* INPUT RECORDS
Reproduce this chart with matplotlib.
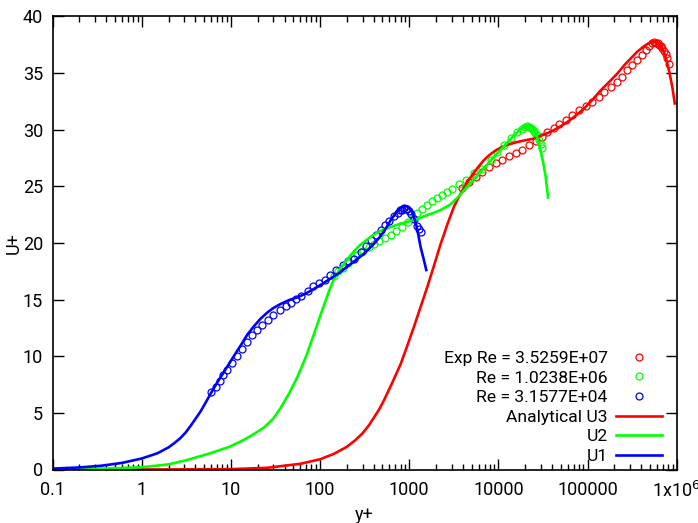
import matplotlib
matplotlib.use("Agg")
import matplotlib.pyplot as plt
import numpy as np

plt.rcParams['font.family'] = ['Roboto', 'DejaVu Sans']
plt.rcParams['font.size'] = 13

# analytical profiles
u1_x = [0.1, 0.2, 0.35, 0.6, 1.0, 1.5, 2.0, 2.3, 2.7, 3.1, 3.5, 4.0, 4.6, 5.3, 6.1, 7.0, 8.2,
        9.5, 11, 12.9, 15.3, 18.2, 21.5, 25.6, 30, 36, 45, 56, 70, 86, 107, 131, 165, 202,
        250, 311, 390, 479, 550, 620, 690, 740, 790, 840, 895, 950, 1010, 1085, 1150,
        1215, 1280, 1345, 1450, 1555]
u1_y = [0.08, 0.18, 0.33, 0.58, 0.97, 1.43, 1.95, 2.3, 2.75, 3.25, 3.8, 4.45, 5.15, 6.0, 6.85,
        7.65, 8.5, 9.3, 10.1, 10.95, 11.9, 12.65, 13.3, 13.85, 14.25, 14.6, 14.95, 15.2, 15.55,
        15.95, 16.4, 16.85, 17.35, 17.9, 18.45, 19.05, 19.8, 20.6, 21.3, 22.0, 22.5, 22.8,
        23.05, 23.2, 23.25, 23.2, 23.0, 22.7, 22.1, 21.4, 20.5, 19.6, 18.6, 17.6]

u2_x = [0.1, 0.3, 1.0, 2.0, 3.1, 5.7, 9.6, 13.5, 17.5, 23.5, 30, 36, 45, 56, 70, 86, 100,
        111, 127, 143, 165, 185, 210, 240, 280, 339, 403, 521, 650, 802, 1000, 1233, 1596,
        1900, 2254, 2917, 3600, 4300, 5500, 6900, 8500, 10600, 12800, 15000, 17200, 19400,
        21500, 23000, 24600, 26200, 28000, 29800, 32000, 34000, 36100]
u2_y = [0.01, 0.05, 0.2, 0.45, 0.8, 1.4, 2.0, 2.55, 3.05, 3.7, 4.5, 5.4, 6.7, 8.2, 10.0, 12.0,
        13.5, 14.5, 15.8, 16.8, 17.6, 18.15, 18.7, 19.25, 19.8, 20.3, 20.75, 21.2, 21.45,
        21.7, 21.9, 22.1, 22.45, 22.65, 22.9, 23.4, 24.1, 24.8, 25.7, 26.6, 27.4, 28.2, 28.9,
        29.5, 29.95, 30.25, 30.4, 30.35, 30.1, 29.7, 29.0, 28.1, 27.0, 25.8, 24.0]

u3_x = [0.1, 1.0, 10, 25.6, 60, 100, 143, 200, 250, 300, 350, 400, 460, 521, 650, 802, 950,
        1132, 1350, 1596, 1900, 2254, 2700, 3180, 3700, 4120, 4700, 5330, 6100, 6900, 7800,
        8930, 10600, 12600, 16300, 20000, 25100, 30000, 38600, 48000, 59400, 73000, 91400,
        113000, 141000, 175000, 216000, 260000, 305000, 365000, 430000, 480000, 535000,
        590000, 634000, 680000, 721000, 770000, 820000, 860000, 895000, 951000]
u3_y = [0.0, 0.0, 0.03, 0.15, 0.5, 0.9, 1.38, 2.0, 2.6, 3.2, 3.85, 4.55, 5.3, 6.1, 7.7, 9.3,
        10.9, 12.6, 14.4, 16.1, 18.0, 19.9, 21.7, 23.2, 24.2, 24.9, 25.6, 26.2, 26.8, 27.3,
        27.7, 28.05, 28.4, 28.65, 28.9, 29.05, 29.2, 29.45, 29.8, 30.2, 30.67, 31.2, 31.85,
        32.6, 33.47, 34.2, 34.94, 35.7, 36.27, 36.9, 37.35, 37.6, 37.75, 37.7, 37.55, 37.2,
        36.85, 36.1, 35.2, 34.4, 33.7, 32.3]

# experimental points
exp1_x = [5.93, 6.75, 7.53, 8.22, 9.12, 10.4, 11.8, 13.4, 15.3, 17.4, 19.8, 22.5, 26.1, 29.9,
          35.5, 41.1, 46.8, 53.2, 61.6, 73.3, 84.0, 97.2, 113, 131, 151, 182, 208, 240, 285,
          324, 370, 421, 479, 531, 593, 675, 748, 790, 837, 870, 912, 950, 1000, 1038, 1132,
          1233, 1300, 1344]
exp1_y = [6.83, 7.27, 7.77, 8.30, 8.80, 9.39, 10.01, 10.66, 11.24, 11.83, 12.27, 12.72, 13.16,
          13.60, 14.04, 14.39, 14.69, 15.07, 15.31, 15.72, 16.16, 16.48, 16.75, 17.13, 17.63,
          18.01, 18.37, 18.60, 19.19, 19.72, 20.22, 20.66, 21.16, 21.55, 21.93, 22.34, 22.64,
          22.9, 22.93, 23.1, 23.02, 23.0, 22.85, 22.58, 22.14, 21.46, 21.2, 20.96]

exp2_x = [145, 160, 180, 205, 235, 262, 300, 350, 403, 460, 530, 619, 720, 830, 960, 1100,
          1233, 1400, 1600, 1800, 2050, 2350, 2650, 3050, 3620, 4300, 5330, 6610, 8200, 9750,
          11600, 13700, 16300, 18600, 19800, 20800, 22000, 23100, 24000, 25100, 26000, 26900,
          28600, 29800, 31100]
exp2_y = [17.1, 17.5, 17.8, 18.25, 18.6, 18.9, 19.3, 19.65, 19.9, 20.2, 20.45, 20.7, 21.05,
          21.4, 21.8, 22.2, 22.6, 22.95, 23.35, 23.7, 24.0, 24.25, 24.5, 24.75, 25.17, 25.58,
          26.17, 26.55, 27.29, 28.02, 28.61, 29.29, 29.79, 30.08, 30.2, 30.29, 30.25, 30.17,
          30.05, 29.88, 29.7, 29.5, 29.05, 28.7, 28.41]

exp3_x = [3870, 4690, 5560, 6610, 7850, 9330, 11100, 13200, 15600, 18600, 22100, 26200, 31100,
          35400, 42100, 47900, 56900, 67600, 80300, 95400, 113000, 135000, 153000, 182000,
          216000, 246000, 280000, 318000, 362000, 412000, 450000, 490000, 535000, 560000,
          582000, 610000, 634000, 660000, 692000, 720000, 754000, 787000, 820000]
exp3_y = [24.85, 25.37, 25.82, 26.26, 26.7, 27.05, 27.35, 27.64, 27.94, 28.23, 28.61, 29.0,
          29.35, 29.79, 30.17, 30.53, 30.88, 31.26, 31.7, 32.06, 32.44, 32.88, 33.32, 33.76,
          34.2, 34.65, 35.24, 35.68, 36.12, 36.56, 37.0, 37.35, 37.65, 37.7, 37.65, 37.6,
          37.5, 37.35, 37.15, 36.9, 36.7, 36.27, 35.82]

xticks = [0.1, 1, 10, 100, 1000, 10000, 100000, 1e6]
xticklabels = ['0.1', '1', '10', '100', '1000', '10000', '100000', '1x10$^{6}$']

red, green, blue = '#ff0000', '#00ff00', '#0000ff'

fig = plt.figure(figsize=(6.98, 5.23), dpi=100)
ax = fig.add_axes([52.5/698, 1-469.5/523, 624.2/698, 453.3/523])

mk = dict(ls='none', marker='o', mfc='none', ms=5, mew=0.9)
ax.plot(exp3_x, exp3_y, color=red, label='Exp Re = 3.5259E+07', **mk)
ax.plot(exp2_x, exp2_y, color=green, label='Re = 1.0238E+06', **mk)
ax.plot(exp1_x, exp1_y, color=blue, label='Re = 3.1577E+04', **mk)
ax.plot(u3_x, u3_y, color=red, lw=1.9, label='Analytical U3')
ax.plot(u2_x, u2_y, color=green, lw=1.9, label='U2')
ax.plot(u1_x, u1_y, color=blue, lw=1.9, label='U1')

ax.set_xscale('log')
ax.set_xlim(0.1, 1e6)
ax.set_ylim(0, 40)
ax.set_xticks(xticks)
ax.set_xticklabels(xticklabels)
ax.set_yticks(range(0, 41, 5))
ax.xaxis.set_minor_locator(matplotlib.ticker.LogLocator(base=10, subs=np.arange(2, 10)))
ax.xaxis.set_minor_formatter(matplotlib.ticker.NullFormatter())
ax.tick_params(which='both', direction='in', top=True, right=True, width=1)
ax.tick_params(which='major', length=8)
ax.tick_params(which='minor', length=4)
ax.tick_params(axis='x', which='major', pad=8.5)
ax.tick_params(axis='y', which='major', pad=6.8)
for s in ax.spines.values():
    s.set_linewidth(1.2)

ax.set_xlabel('y+', labelpad=3)
ax.set_ylabel('U+', labelpad=0)

leg = ax.legend(loc='lower right', bbox_to_anchor=(0.9765, 0.012), frameon=False,
                markerfirst=False, borderpad=0, borderaxespad=0, handlelength=2.65,
                handletextpad=0.45, labelspacing=0.25, numpoints=1, fontsize=12.6)

fig.savefig('out.png', dpi=100)
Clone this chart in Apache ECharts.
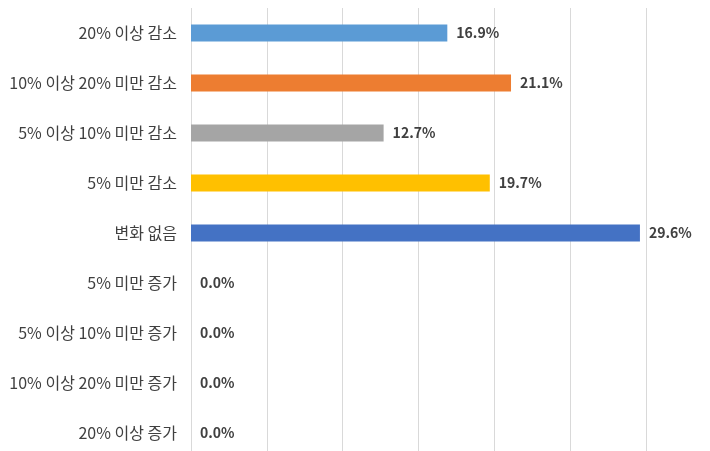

* REQUEST
The images in the entries above should be left out; please reproduce exactly the lines from the first through the one containing "19.6, 18.6, 17.6]".

* WRITTEN SOLUTION
Reproduce this chart with matplotlib.
import matplotlib
matplotlib.use("Agg")
import matplotlib.pyplot as plt
import numpy as np

plt.rcParams['font.family'] = ['Roboto', 'DejaVu Sans']
plt.rcParams['font.size'] = 13

# analytical profiles
u1_x = [0.1, 0.2, 0.35, 0.6, 1.0, 1.5, 2.0, 2.3, 2.7, 3.1, 3.5, 4.0, 4.6, 5.3, 6.1, 7.0, 8.2,
        9.5, 11, 12.9, 15.3, 18.2, 21.5, 25.6, 30, 36, 45, 56, 70, 86, 107, 131, 165, 202,
        250, 311, 390, 479, 550, 620, 690, 740, 790, 840, 895, 950, 1010, 1085, 1150,
        1215, 1280, 1345, 1450, 1555]
u1_y = [0.08, 0.18, 0.33, 0.58, 0.97, 1.43, 1.95, 2.3, 2.75, 3.25, 3.8, 4.45, 5.15, 6.0, 6.85,
        7.65, 8.5, 9.3, 10.1, 10.95, 11.9, 12.65, 13.3, 13.85, 14.25, 14.6, 14.95, 15.2, 15.55,
        15.95, 16.4, 16.85, 17.35, 17.9, 18.45, 19.05, 19.8, 20.6, 21.3, 22.0, 22.5, 22.8,
        23.05, 23.2, 23.25, 23.2, 23.0, 22.7, 22.1, 21.4, 20.5, 19.6, 18.6, 17.6]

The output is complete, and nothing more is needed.